È proprio per questo che «sbaglia chi pensa che con la legge di emergenza Orbán vorrà decidere di rimandare le elezioni all’infinito», dice Ligeti. Anzi: «più probabilmente potrebbe decidere di anticiparle, per sfruttare l’onda del successo nella gestione della crisi». Ovviamente, sempre che la crisi venga gestita bene e che il Paese non esca a pezzi dall’emergenza. Per Liegey, non è assolutamente scontato che succeda. «Se gli ospedali dovessero esplodere come in Italia, se dovesse emergere il problema della disoccupazione, potrebbe essere una bomba sociale. Gli ungheresi sono gente pragmatica, poco interessata alla politica; finché hanno da mangiare nel piatto e uno stipendio decente, non gli interessa chi li governa. Ma io non vedo segni concreti di protezione delle persone e temo che alla fine i segni di cedimento nell’economia, soprattutto nel settore alimentare e farmaceutico, potrebbero portare a rivolte anche violente. Le conseguenze del coronavirus potrebbero essere anche più deleterie del virus stesso».
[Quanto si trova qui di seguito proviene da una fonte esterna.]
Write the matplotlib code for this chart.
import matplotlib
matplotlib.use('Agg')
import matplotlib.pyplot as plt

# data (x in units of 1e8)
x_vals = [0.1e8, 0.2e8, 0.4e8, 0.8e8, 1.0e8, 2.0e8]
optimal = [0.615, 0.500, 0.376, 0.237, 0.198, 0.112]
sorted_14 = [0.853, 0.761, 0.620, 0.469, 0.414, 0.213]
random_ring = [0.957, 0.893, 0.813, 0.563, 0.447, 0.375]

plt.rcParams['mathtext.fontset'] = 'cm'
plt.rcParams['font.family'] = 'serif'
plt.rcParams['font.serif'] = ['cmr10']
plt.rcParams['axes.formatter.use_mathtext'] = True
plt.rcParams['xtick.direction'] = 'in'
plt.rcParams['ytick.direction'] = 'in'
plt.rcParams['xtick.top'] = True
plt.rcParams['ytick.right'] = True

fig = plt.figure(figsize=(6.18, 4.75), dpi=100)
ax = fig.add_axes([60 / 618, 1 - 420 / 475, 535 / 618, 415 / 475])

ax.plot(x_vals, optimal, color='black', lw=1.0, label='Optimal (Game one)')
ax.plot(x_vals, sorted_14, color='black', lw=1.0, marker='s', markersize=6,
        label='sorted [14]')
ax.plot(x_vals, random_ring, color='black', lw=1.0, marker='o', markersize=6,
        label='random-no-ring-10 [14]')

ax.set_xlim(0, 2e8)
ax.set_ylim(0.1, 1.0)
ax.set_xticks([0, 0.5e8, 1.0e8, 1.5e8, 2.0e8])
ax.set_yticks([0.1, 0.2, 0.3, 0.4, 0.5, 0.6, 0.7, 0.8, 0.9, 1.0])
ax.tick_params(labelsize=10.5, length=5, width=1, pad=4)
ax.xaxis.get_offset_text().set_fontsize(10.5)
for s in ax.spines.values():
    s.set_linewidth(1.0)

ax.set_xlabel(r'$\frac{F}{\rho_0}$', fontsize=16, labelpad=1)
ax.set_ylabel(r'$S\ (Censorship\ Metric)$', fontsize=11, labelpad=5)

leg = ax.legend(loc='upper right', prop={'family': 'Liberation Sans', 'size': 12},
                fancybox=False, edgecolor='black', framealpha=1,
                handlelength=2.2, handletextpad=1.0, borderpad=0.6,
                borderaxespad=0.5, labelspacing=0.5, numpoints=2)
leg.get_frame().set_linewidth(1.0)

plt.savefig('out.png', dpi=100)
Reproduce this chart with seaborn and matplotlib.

Orbán gioca da solo questa partita. Anche i numerosi movimenti di attivisti di opposizione, cui il primo ministro ha reso la vita non facile negli ultimi anni, pur essendo vivi e pronti a tornare in piazza, sono stati messi a tacere dalla quarantena, che ha sottratto loro la possibilità di organizzare manifestazioni. Ma sui social network «la gente inizia a chiedersi cosa produciamo e come lo produciamo», dice Liegey. «Il coronavirus potrebbe avere un effetto domino in questo senso. Il problema è che anche quei movimenti che sarebbero pronti a tornare in piazza per difendere lo stato di diritto, sono deboli nel proporre alternative».

Liegey, che ha co-fondato Cargonomia, un’organizzazione di produzione e consegna di frutta e verdura a chilometro zero e di formazione in ambito di permacultura, ammette che non sarà un lavoro facile. «Il nuovo sindaco di Budapest è molto sensibile ai temi ambientalisti, che è una cosa positiva, ma servirà molto tempo e molti dibattiti per capire come andare avanti. Davanti ad uno shock simile, serviranno resistenza e creatività nella costruzione del mondo di domani». Unico elemento positivo, il potenziale di ripresa della società ungherese. Non solo perché l’agricoltura familiare e la produzione locale sono molto più sviluppate qui e nell’Europa dell’Est che non nel resto dei Paesi membri. «La società ungherese è molto più resiliente che altrove, la gente sa come prendersi cura di se stessa. E questo è un aspetto importante. Al confronto, mi preoccupa molto di più la capacità di un Paese come la Francia di eliminare misure come il controllo della polizia. Quando si arriva a instaurare politiche di quel tipo, spesso non si torna più indietro».